自从下雨的那一夜过后,指不定哪天夜里,睡着睡着就听着窸窸窣窣的声音,等拉开电灯或者是点着了煤油灯,又找不出是哪儿响了。有一天白天,我指着隔扇窗户缝上糊着的书纸和玲凤说:“三闺女你看,这纸都圪撩起来了,咱们把这扯了它哇,我觉得有时候就这纸响了。”她说:“噢,扯了哇,冬天咱们再裱哇。”我顺手就往下扯那些纸,一下从纸后面掉出可大的一只甲虫。我们士话就叫那种虫“铁板嘴牛牛”。我惊叫:“呀呀!铁板嘴牛牛!”随手抓起一个扫炕的刷子,把那只甲虫摁死啦。
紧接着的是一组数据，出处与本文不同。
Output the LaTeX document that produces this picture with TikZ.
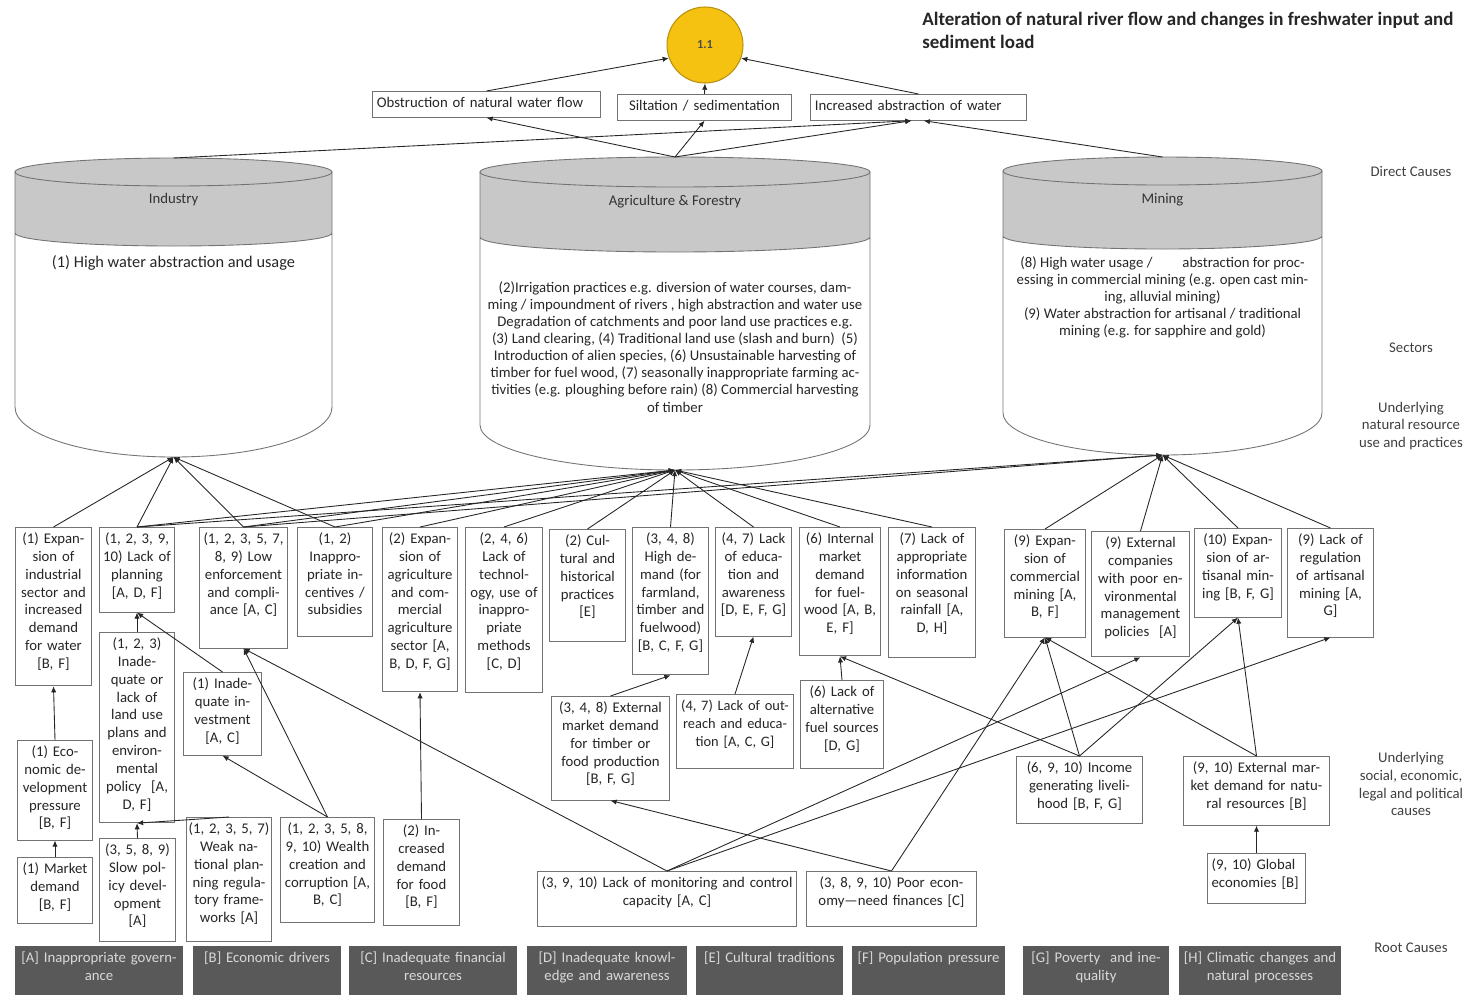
\documentclass[tikz,border=0pt]{standalone}
\usepackage{fontspec}
\setmainfont{Carlito}
\usetikzlibrary{arrows.meta}

\definecolor{drumgray}{HTML}{C8C8C8}
\definecolor{rootgray}{HTML}{595959}
\definecolor{issuegold}{HTML}{F5C211}

\newcommand{\boxfont}{\fontsize{8.4}{10.2}\selectfont}
\newcommand{\drumfont}{\fontsize{8.4}{9.7}\selectfont}

\tikzset{
    cause/.style={draw=black!55, fill=white, line width=0.5pt, anchor=north, align=center,
        inner xsep=1pt, inner ysep=3pt, text height=6pt, font=\boxfont, text=black!85},
    root/.style={fill=rootgray, anchor=north, align=center, inner xsep=1pt, inner ysep=3pt,
        text height=6pt, text depth=15.8pt, font=\boxfont, text=black!15},
    tier/.style={align=center, font=\boxfont, text=black!75},
    link/.style={-{Latex[length=3.5pt, width=3pt]}, line width=0.5pt, black!85},
    drum/.style={draw=black!55, line width=0.5pt},
}

\begin{document}
\begin{tikzpicture}[x=0.02cm, y=-0.02cm]
    \useasboundingbox (0,0) rectangle (1470,995);

    % Title
    \node[anchor=north west, align=left, inner sep=0pt, text=black!85,
        font=\fontsize{10.8}{12.8}\selectfont\bfseries] (title) at (922,12)
        {Alteration of natural river flow and changes in freshwater input and\\sediment load};

    % Focal issue
    \node[circle, fill=issuegold, draw=issuegold!75!black, line width=0.6pt, minimum size=1.52cm,
        inner sep=0pt, font=\fontsize{7}{8}\selectfont\bfseries, text=black!70] (issue) at (705,45) {1.1};

    % Direct causes
    \node[cause, align=left, inner xsep=2.5pt, text width=124.8pt, text depth=2.7pt] (flow) at (486.5,91)
        {Obstruction of natural water flow};
    \node[cause, text width=97.2pt, text depth=2.7pt] (silt) at (704.5,94)
        {Siltation / sedimentation};
    \node[cause, align=left, inner xsep=2.5pt, text width=118pt, text depth=2.7pt] (abstr) at (918.5,94)
        {Increased abstraction of water};

    \draw[link] (flow.north) -- (issue.200);
    \draw[link] (silt.north) -- (issue.south);
    \draw[link] (abstr.north) -- (issue.340);

    % Industry
    \fill[drumgray] (15,172) -- (15,233) arc[start angle=180, end angle=0, x radius=158.5, y radius=13] -- (332,172) -- cycle;
    \draw[drum] (15,172) -- (15,407) arc[start angle=180, end angle=0, x radius=158.5, y radius=50] -- (332,172)
        (15,233) arc[start angle=180, end angle=0, x radius=158.5, y radius=13];
    \filldraw[drum, fill=drumgray] (173.5,172) ellipse[x radius=158.5, y radius=14];
    \coordinate (ind-top) at (173.5,158);
    \coordinate (ind-bot) at (173.5,457);
    \node[font=\boxfont, text=black!80] (industry) at (173.5,200) {Industry};
    \node[font=\fontsize{9.3}{10}\selectfont, text=black!85] (ind-use) at (173.5,263) {(1) High water abstraction and usage};

    % Agriculture & Forestry
    \fill[drumgray] (480,172) -- (480,237) arc[start angle=180, end angle=0, x radius=195, y radius=15] -- (870,172) -- cycle;
    \draw[drum] (480,172) -- (480,425) arc[start angle=180, end angle=0, x radius=195, y radius=45] -- (870,172)
        (480,237) arc[start angle=180, end angle=0, x radius=195, y radius=15];
    \filldraw[drum, fill=drumgray] (675,172) ellipse[x radius=195, y radius=15];
    \coordinate (agri-top) at (675,157);
    \coordinate (agri-bot) at (675,470);
    \node[font=\boxfont, text=black!80] (agriculture) at (675,202) {Agriculture \& Forestry};
    \node[align=center, font=\drumfont, text=black!85] (agri-use) at (675,347) {%
        (2)Irrigation practices e.g. diversion of water courses, dam-\\
        ming / impoundment of rivers , high abstraction and water use\\
        Degradation of catchments and poor land use practices e.g.\\
        (3) Land clearing, (4) Traditional land use (slash and burn)~ (5)\\
        Introduction of alien species, (6) Unsustainable harvesting of\\
        timber for fuel wood, (7) seasonally inappropriate farming ac-\\
        tivities (e.g. ploughing before rain) (8) Commercial harvesting\\
        of timber};

    % Mining
    \fill[drumgray] (1003,171) -- (1003,236) arc[start angle=180, end angle=0, x radius=159.5, y radius=13] -- (1322,171) -- cycle;
    \draw[drum] (1003,171) -- (1003,413) arc[start angle=180, end angle=0, x radius=159.5, y radius=42] -- (1322,171)
        (1003,236) arc[start angle=180, end angle=0, x radius=159.5, y radius=13];
    \filldraw[drum, fill=drumgray] (1162.5,171) ellipse[x radius=159.5, y radius=14];
    \coordinate (min-top) at (1162.5,157);
    \coordinate (min-bot) at (1162.5,455);
    \node[font=\boxfont, text=black!80] (mining) at (1162.5,200) {Mining};
    \node[align=center, font=\drumfont, text=black!85] (min-use) at (1162.5,297) {%
        (8) High water usage /\hspace{0.6cm}abstraction for proc-\\
        essing in commercial mining (e.g. open cast min-\\
        ing, alluvial mining)\\
        (9) Water abstraction for artisanal / traditional\\
        mining (e.g. for sapphire and gold)};

    \draw[link] (ind-top) -- ([xshift=-4pt]abstr.south);
    \draw[link] (agri-top) -- (flow.south);
    \draw[link] (agri-top) -- (silt.south);
    \draw[link] (agri-top) -- ([xshift=-4pt]abstr.south);
    \draw[link] (min-top) -- ([xshift=3pt]abstr.south);

    % Tier labels
    \node[tier] (l-direct) at (1411,171) {Direct Causes};
    \node[tier] (l-sector) at (1411,348) {Sectors};
    \node[tier] (l-natural) at (1411,426) {Underlying\\natural resource\\use and practices};
    \node[tier] (l-social) at (1411,784) {Underlying\\social, economic,\\legal and political\\causes};
    \node[tier] (l-root) at (1411,948) {Root Causes};

    % Underlying natural resource use and practices
    \node[cause, text width=41.7pt, text depth=78.1pt] (indgrow) at (53.5,527)
        {(1) Expan-\\sion of\\industrial\\sector and\\increased\\demand\\for water\\{[B, F]}};
    \node[cause, text width=41.1pt, text depth=36.2pt] (planning) at (137,527)
        {(1, 2, 3, 9,\\10) Lack of\\planning\\{[A, D, F]}};
    \node[cause, text width=48.5pt, text depth=56.6pt] (enforce) at (243.5,527)
        {(1, 2, 3, 5, 7,\\8, 9) Low\\enforcement\\and compli-\\ance [A, C]};
    \node[cause, text width=41.1pt, text depth=49.8pt] (incent) at (335,527)
        {(1, 2)\\Inappro-\\priate in-\\centives /\\subsidies};
    \node[cause, text width=41.1pt, text depth=81.5pt] (agrigrow) at (420,527)
        {(2) Expan-\\sion of\\agriculture\\and com-\\mercial\\agriculture\\sector [A,\\B, D, F, G]};
    \node[cause, text width=42.2pt, text depth=82.1pt] (techno) at (504,527)
        {(2, 4, 6)\\Lack of\\technol-\\ogy, use of\\inappro-\\priate\\methods\\{[C, D]}};
    \node[cause, text width=41.6pt, text depth=51.5pt] (culture) at (587.5,529)
        {(2) Cul-\\tural and\\historical\\practices\\{[E]}};
    \node[cause, text width=41.6pt, text depth=71.9pt] (demand) at (670.5,527)
        {(3, 4, 8)\\High de-\\mand (for\\farmland,\\timber and\\fuelwood)\\{[B, C, F, G]}};
    \node[cause, text width=41.6pt, text depth=49.8pt] (educ) at (753.5,527)
        {(4, 7) Lack\\of educa-\\tion and\\awareness\\{[D, E, F, G]}};
    \node[cause, text width=44.5pt, text depth=61.1pt] (fuelmkt) at (840,527)
        {(6) Internal\\market\\demand\\for fuel-\\wood [A, B,\\E, F]};
    \node[cause, text width=47.9pt, text depth=61.7pt] (rainfall) at (932,527)
        {(7) Lack of\\appropriate\\information\\on seasonal\\rainfall [A,\\D, H]};
    \node[cause, text width=44.5pt, text depth=49.2pt] (commine) at (1045,529)
        {(9) Expan-\\sion of\\commercial\\mining [A,\\B, F]};
    \node[cause, text width=54.1pt, text depth=59.4pt] (extcomp) at (1140.5,531)
        {(9) External\\companies\\with poor en-\\vironmental\\management\\policies~ [A]};
    \node[cause, text width=47.9pt, text depth=38.5pt] (artmine) at (1238,528)
        {(10) Expan-\\sion of ar-\\tisanal min-\\ing [B, F, G]};
    \node[cause, text width=47.3pt, text depth=49.8pt] (artreg) at (1330.5,528)
        {(9) Lack of\\regulation\\of artisanal\\mining [A,\\G]};

    \draw[link] (indgrow.north) -- (ind-bot);
    \draw[link] (planning.north) -- (ind-bot);
    \draw[link] (enforce.north) -- (ind-bot);
    \draw[link] (incent.north) -- (ind-bot);
    \draw[link] (planning.north) -- (agri-bot);
    \draw[link] (enforce.north) -- (agri-bot);
    \draw[link] (incent.north) -- (agri-bot);
    \draw[link] (agrigrow.north) -- (agri-bot);
    \draw[link] (techno.north) -- (agri-bot);
    \draw[link] (culture.north) -- (agri-bot);
    \draw[link] (demand.north) -- (agri-bot);
    \draw[link] (educ.north) -- (agri-bot);
    \draw[link] (fuelmkt.north) -- (agri-bot);
    \draw[link] (rainfall.north) -- (agri-bot);
    \draw[link] (planning.north) -- (min-bot);
    \draw[link] (enforce.north) -- (min-bot);
    \draw[link] (commine.north) -- (min-bot);
    \draw[link] (extcomp.north) -- (min-bot);
    \draw[link] (artmine.north) -- (min-bot);
    \draw[link] (artreg.north) -- (min-bot);

    % Underlying social, economic, legal and political causes
    \node[cause, text width=41.1pt, text depth=44.7pt] (econdev) at (55,740)
        {(1) Eco-\\nomic de-\\velopment\\pressure\\{[B, F]}};
    \node[cause, text width=41.1pt, text depth=25.4pt] (market) at (55,857)
        {(1) Market\\demand\\{[B, F]}};
    \node[cause, text width=41.1pt, text depth=96.3pt] (landuse) at (137,632)
        {(1, 2, 3)\\Inade-\\quate or\\lack of\\land use\\plans and\\environ-\\mental\\policy~ [A,\\D, F]};
    \node[cause, text width=42.8pt, text depth=35.1pt] (invest) at (222.5,672)
        {(1) Inade-\\quate in-\\vestment\\{[A, C]}};
    \node[cause, text width=41.7pt, text depth=46.4pt] (slowpol) at (137.5,838)
        {(3, 5, 8, 9)\\Slow pol-\\icy devel-\\opment\\{[A]}};
    \node[cause, text width=46.8pt, text depth=58.3pt] (weakplan) at (229,817)
        {(1, 2, 3, 5, 7)\\Weak na-\\tional plan-\\ning regula-\\tory frame-\\works [A]};
    \node[cause, text width=51.9pt, text depth=47.5pt] (wealth) at (327.5,817)
        {(1, 2, 3, 5, 8,\\9, 10) Wealth\\creation and\\corruption [A,\\B, C]};
    \node[cause, text width=41.7pt, text depth=48.1pt] (food) at (421.5,819)
        {(2) In-\\creased\\demand\\for food\\{[B, F]}};
    \node[cause, text width=65.5pt, text depth=47pt] (extmkt) at (610.5,696)
        {(3, 4, 8) External\\market demand\\for timber or\\food production\\{[B, F, G]}};
    \node[cause, inner xsep=0.2pt, text width=66pt, text depth=30pt, font=\fontsize{8.2}{10.2}\selectfont] (outreach) at (735,694)
        {(4, 7) Lack of out-\\reach and educa-\\tion [A, C, G]};
    \node[cause, text width=45.6pt, text depth=37.9pt] (altfuel) at (842,680)
        {(6) Lack of\\alternative\\fuel sources\\{[D, G]}};
    \node[cause, text width=70pt, text depth=26pt] (income) at (1079.5,756)
        {(6, 9, 10) Income\\generating liveli-\\hood [B, F, G]};
    \node[cause, text width=81.3pt, text depth=27.1pt] (natres) at (1256.5,756)
        {(9, 10) External mar-\\ket demand for natu-\\ral resources [B]};
    \node[cause, align=left, inner xsep=2.5pt, text width=51.1pt, text depth=16.3pt] (global) at (1256.5,853)
        {(9, 10) Global\\economies [B]};
    \node[cause, text width=145.4pt, text depth=19.2pt] (monitor) at (667,871)
        {(3, 9, 10) Lack of monitoring and control\\capacity [A, C]};
    \node[cause, text width=94.9pt, text depth=19.2pt] (poorecon) at (891.5,871)
        {(3, 8, 9, 10) Poor econ-\\omy---need finances [C]};

    \draw[link] (econdev.north) -- (indgrow.south);
    \draw[link] (market.north) -- (econdev.south);
    \draw[link] (landuse.north) -- (planning.south);
    \draw[link] (invest.north) -- (planning.south);
    \draw[link] (slowpol.north) -- (landuse.south);
    \draw[link] (weakplan.north) -- (landuse.south);
    \draw[link] (wealth.north) -- (invest.south);
    \draw[link] (wealth.north) -- (enforce.south);
    \draw[link] (food.north) -- (agrigrow.south);
    \draw[link] (extmkt.north) -- (demand.south);
    \draw[link] (outreach.north) -- (educ.south);
    \draw[link] (altfuel.north) -- (fuelmkt.south);
    \draw[link] (income.north) -- (fuelmkt.south);
    \draw[link] (income.north) -- (commine.south);
    \draw[link] (income.north) -- (artmine.south);
    \draw[link] (natres.north) -- (commine.south);
    \draw[link] (natres.north) -- (artmine.south);
    \draw[link] (global.north) -- (natres.south);
    \draw[link] (monitor.north) -- (enforce.south);
    \draw[link] (monitor.north) -- (extcomp.south);
    \draw[link] (monitor.north) -- (artreg.south);
    \draw[link] (poorecon.north) -- (extmkt.south);
    \draw[link] (poorecon.north) -- (commine.south);

    % Root causes
    \node[root, text width=93.2pt] (rootA) at (99,946) {[A] Inappropriate govern-\\ance};
    \node[root, text width=81.9pt] (rootB) at (267,946) {[B] Economic drivers};
    \node[root, text width=93.2pt] (rootC) at (433,946) {[C] Inadequate financial\\resources};
    \node[root, text width=88.7pt] (rootD) at (607,946) {[D] Inadequate knowl-\\edge and awareness};
    \node[root, text width=81.3pt] (rootE) at (769.5,946) {[E] Cultural traditions};
    \node[root, text width=84.7pt] (rootF) at (928.5,946) {[F] Population pressure};
    \node[root, text width=80.8pt] (rootG) at (1096,946) {[G] Poverty~ and ine-\\quality};
    \node[root, text width=89.8pt] (rootH) at (1260,946) {[H] Climatic changes and\\natural processes};
\end{tikzpicture}
\end{document}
玲凤说:“哎呀,那不是这纸底下还有铁板嘴牛牛了?”说着我俩就一起往起扯那些纸。可不是,随着扯下来的纸,掉出好多铁板嘴牛牛,有大的有小的,最大的有黑瓜子那么大,还有好多小的,溜溜撒撒的,有往炕上跑的,有往墙上窜的。我拿扫炕刷子玲凤拿一根尺子,我俩乒乒乓乓一顿猛打,才把一窝子的铁板嘴牛牛消灭了。以后夜里,再也没被任何声音或者别的事吓到了,我俩也就什么都不害怕啦!

我断断续续和玲凤做了好几年的伴儿,农闲的时候只要树恒出去揽工,基本都是我和玲凤在做伴儿。看着霞毛一天天成长,分享着霞毛成长中的点点滴滴快乐时光。如今霞毛也三十好几了,已是两个孩子的母亲了。三十年说长不长,说短也不短啦!想起和外甥媳做伴儿的那段时间还像昨天一样。

我来呼市已有二十年,玲凤搬到中旗大概十五六年了。我和玲凤虽说都很忙,好几年也才能见一面,但是我俩不管在微信中还是见了面,总有说不完的话,总归这三十多年更深的情谊,还是做伴儿的那些日子结下的。